··· Working data

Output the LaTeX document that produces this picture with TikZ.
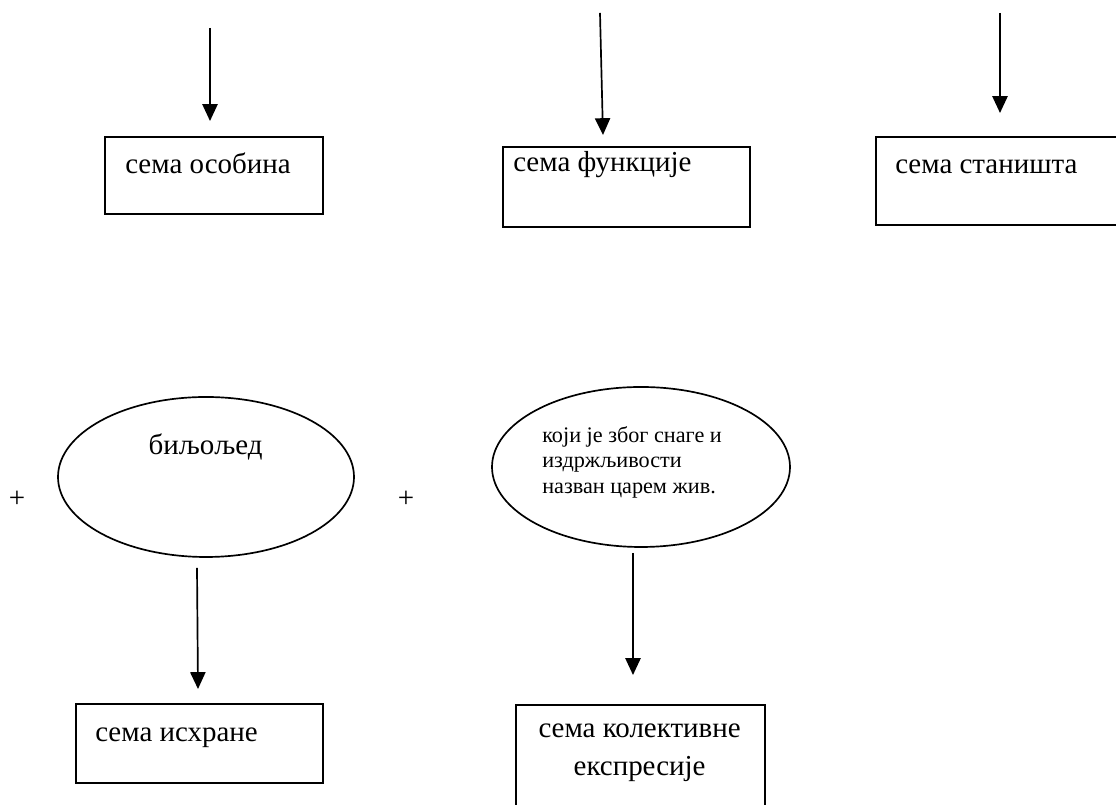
\documentclass[tikz,border=0pt]{standalone}
\usepackage{fontspec}
\setmainfont{Liberation Serif}
\usetikzlibrary{arrows.meta,shapes.geometric}

\tikzset{
  sema/.style={draw, line width=1.2pt, inner sep=0pt, anchor=north west},
  oval/.style={draw, ellipse, line width=1.2pt, inner sep=0pt},
  arr/.style={line width=1.2pt, -{Triangle[length=0.42cm,width=0.38cm]}},
  txt/.style={inner sep=0pt, font=\fontsize{20.6pt}{27pt}\selectfont},
  small/.style={inner sep=0pt, font=\fontsize{15.8pt}{18.1pt}\selectfont}
}

\begin{document}
\begin{tikzpicture}
\useasboundingbox (0,0) rectangle (27.9,20.125);

\node[sema, minimum width=5.45cm, minimum height=1.925cm] (osobina) at (2.6,16.725) {};
\node[txt, anchor=base west] (osobinaT) at (3.125,15.79) {сема особина};
\node[sema, minimum width=6.175cm, minimum height=2cm] (funkcija) at (12.55,16.475) {};
\node[txt, anchor=base west] (funkcijaT) at (12.825,15.84) {сема функције};
\node[sema, minimum width=6.5cm, minimum height=2.2cm] (staniste) at (21.875,16.725) {};
\node[txt, anchor=base west] (stanisteT) at (22.375,15.79) {сема станишта};

\coordinate (a1) at (5.25,19.425);
\coordinate (a1e) at (5.25,17.1);
\coordinate (a2) at (15.0,19.8);
\coordinate (a2e) at (15.075,16.75);
\coordinate (a3) at (25.0,19.8);
\coordinate (a3e) at (25.0,17.3);
\draw[arr] (a1) -- (a1e);
\draw[arr] (a2) -- (a2e);
\draw[arr] (a3) -- (a3e);

\node[txt] (plus1) at (0.425,7.65) {+};
\node[oval, minimum width=7.4cm, minimum height=4cm] (bilj) at (5.15,8.2) {};
\node[txt, anchor=base] (biljT) at (5.14,8.76) {биљољед};
\node[txt] (plus2) at (10.15,7.65) {+};
\node[oval, minimum width=7.45cm, minimum height=4cm] (car) at (16.025,8.45) {};
\node[small, anchor=west, align=left] (carT) at (13.55,8.575)
  {који је због снаге и\\издржљивости\\назван царем жив.};

\coordinate (a4) at (4.925,5.925);
\coordinate (a4e) at (4.95,2.9);
\coordinate (a5) at (15.825,6.3);
\coordinate (a5e) at (15.825,3.25);
\draw[arr] (a4) -- (a4e);
\draw[arr] (a5) -- (a5e);

\node[sema, minimum width=6.175cm, minimum height=1.975cm] (ishrana) at (1.875,2.55) {};
\node[txt, anchor=base west] (ishranaT) at (2.375,1.59) {сема исхране};
\node[sema, minimum width=6.225cm, minimum height=2.9cm] (kolekt) at (12.875,2.525) {};
\node[txt, align=center] (kolektT) at (15.99,1.3) {сема колективне\\експресије};
\end{tikzpicture}
\end{document}
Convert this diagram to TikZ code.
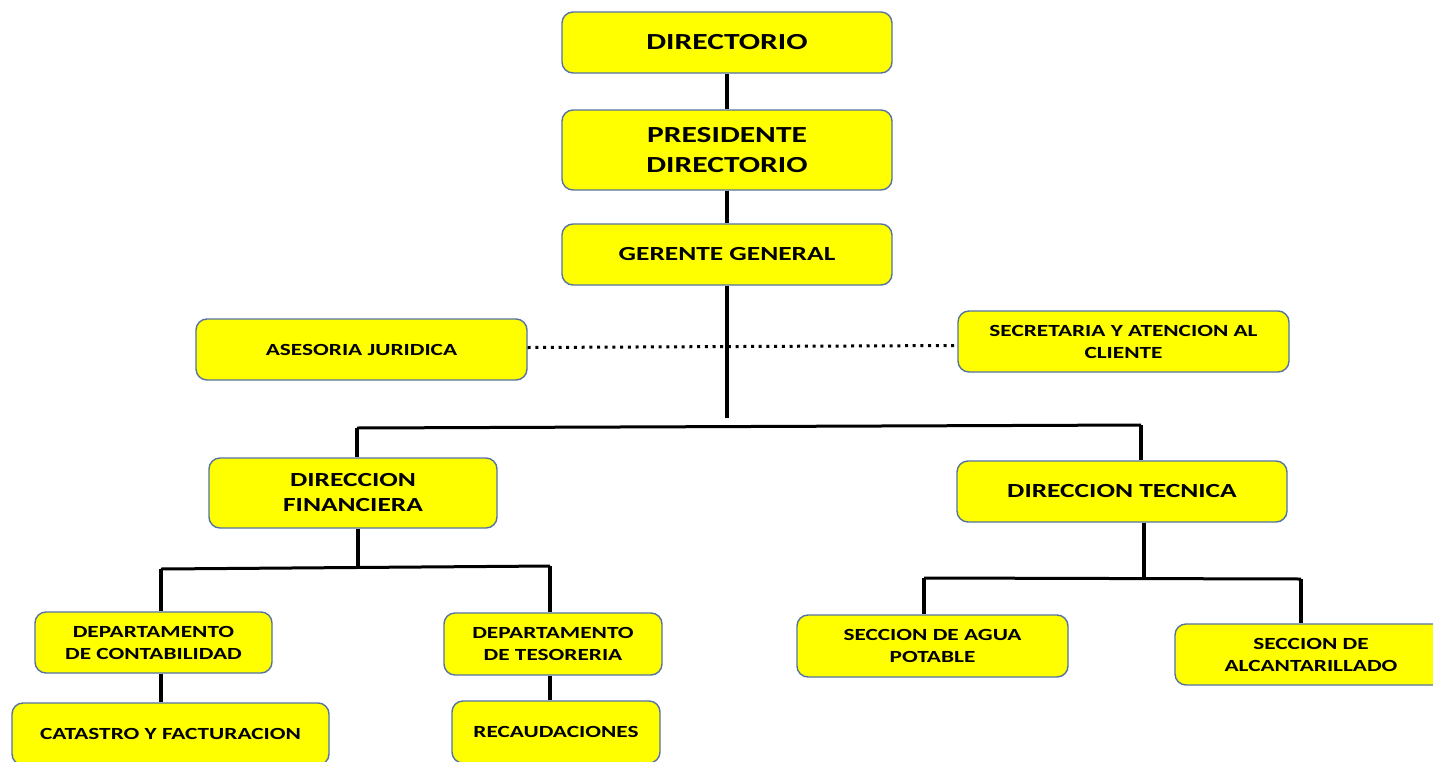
\documentclass[tikz,border=0pt]{standalone}
\usepackage{fontspec}
\setmainfont{Carlito}[FakeStretch=1.37]
\definecolor{boxfill}{RGB}{255,255,0}
\definecolor{boxline}{RGB}{84,114,164}
\begin{document}
\begin{tikzpicture}[x=1pt,y=-1pt,
  box/.style={draw=boxline,fill=boxfill,line width=1.4pt,rounded corners=11pt,
    inner sep=0pt,align=center,font=\bfseries},
  big/.style={font=\fontsize{23}{30}\selectfont\bfseries},
  mid/.style={font=\fontsize{20}{25}\selectfont\bfseries},
  sml/.style={font=\fontsize{17}{22}\selectfont\bfseries},
  conn/.style={line width=3.2pt,black},
  dotline/.style={line width=3pt,dash pattern=on 3pt off 4.7pt,black}]
\useasboundingbox (0,0) rectangle (1433,761);
\clip (0,0) rectangle (1433,761);
\node[box,big,minimum width=330pt,minimum height=61pt] (dir) at (727,42.5) {DIRECTORIO};
\node[box,big,minimum width=330pt,minimum height=80pt] (pres) at (727,150) {PRESIDENTE\\DIRECTORIO};
\node[box,mid,minimum width=330pt,minimum height=61pt] (ger) at (727,254.5) {GERENTE GENERAL};
\node[box,sml,minimum width=331pt,minimum height=61pt] (ase) at (361.5,349.5) {ASESORIA JURIDICA};
\node[box,sml,minimum width=331pt,minimum height=61pt] (sec) at (1123.5,341.5) {SECRETARIA Y ATENCION AL\\CLIENTE};
\node[box,mid,minimum width=288pt,minimum height=70pt] (fin) at (353,493) {DIRECCION\\FINANCIERA};
\node[box,mid,minimum width=330pt,minimum height=61pt] (tec) at (1122,491.5) {DIRECCION TECNICA};
\node[box,sml,minimum width=237pt,minimum height=61pt] (con) at (153.5,642.5) {DEPARTAMENTO\\DE CONTABILIDAD};
\node[box,sml,minimum width=317pt,minimum height=62pt] (cat) at (170.5,734) {CATASTRO Y FACTURACION};
\node[box,sml,minimum width=218pt,minimum height=62pt] (tes) at (553,644) {DEPARTAMENTO\\DE TESORERIA};
\node[box,sml,minimum width=208pt,minimum height=62pt] (rec) at (556,732) {RECAUDACIONES};
\node[box,sml,minimum width=271pt,minimum height=62pt] (agua) at (932.5,646) {SECCION DE AGUA\\POTABLE};
\node[box,sml,minimum width=272pt,minimum height=61pt] (alc) at (1311,654.5) {SECCION DE\\ALCANTARILLADO};
% connectors
\draw[conn] (dir.south) -- (pres.north);
\draw[conn] (pres.south) -- (ger.north);
\coordinate (gend) at (727,418);
\draw[conn] (ger.south) -- (gend);
\draw[dotline] ([yshift=2pt]ase.east) -- ([yshift=-4pt]sec.west);
\coordinate (hl) at (357,428);
\coordinate (hr) at (1141,425);
\draw[conn,line width=3pt] (hl) -- (hr);
\draw[conn] (hl) -- (hl |- fin.north);
\draw[conn] (hr) -- (hr |- tec.north);
% financiera branch
\coordinate (fmid) at (358,567.5);
\coordinate (fl) at (161,569);
\coordinate (fr) at (550,566);
\draw[conn] (fin.south -| fmid) -- (fmid);
\draw[conn,line width=3pt] (fl) -- (fr);
\draw[conn] (fl) -- (fl |- con.north);
\draw[conn] (fr) -- (fr |- tes.north);
\draw[conn] (con.south -| fl) -- (fl |- cat.north);
\draw[conn] (tes.south -| fr) -- (fr |- rec.north);
% tecnica branch
\coordinate (tmid) at (1144,578);
\coordinate (tl) at (924,578);
\coordinate (tr) at (1301,579);
\draw[conn] (tec.south -| tmid) -- (tmid);
\draw[conn,line width=3pt] (tl) -- (tr);
\draw[conn] (tl) -- (tl |- agua.north);
\draw[conn] (tr) -- (tr |- alc.north);
\end{tikzpicture}
\end{document}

······

• _Work instructions_:
Pick every line with "this" in it and copy it.

• _Exercise output_:
Output the LaTeX document that produces this picture with TikZ.
Convert this diagram to TikZ code.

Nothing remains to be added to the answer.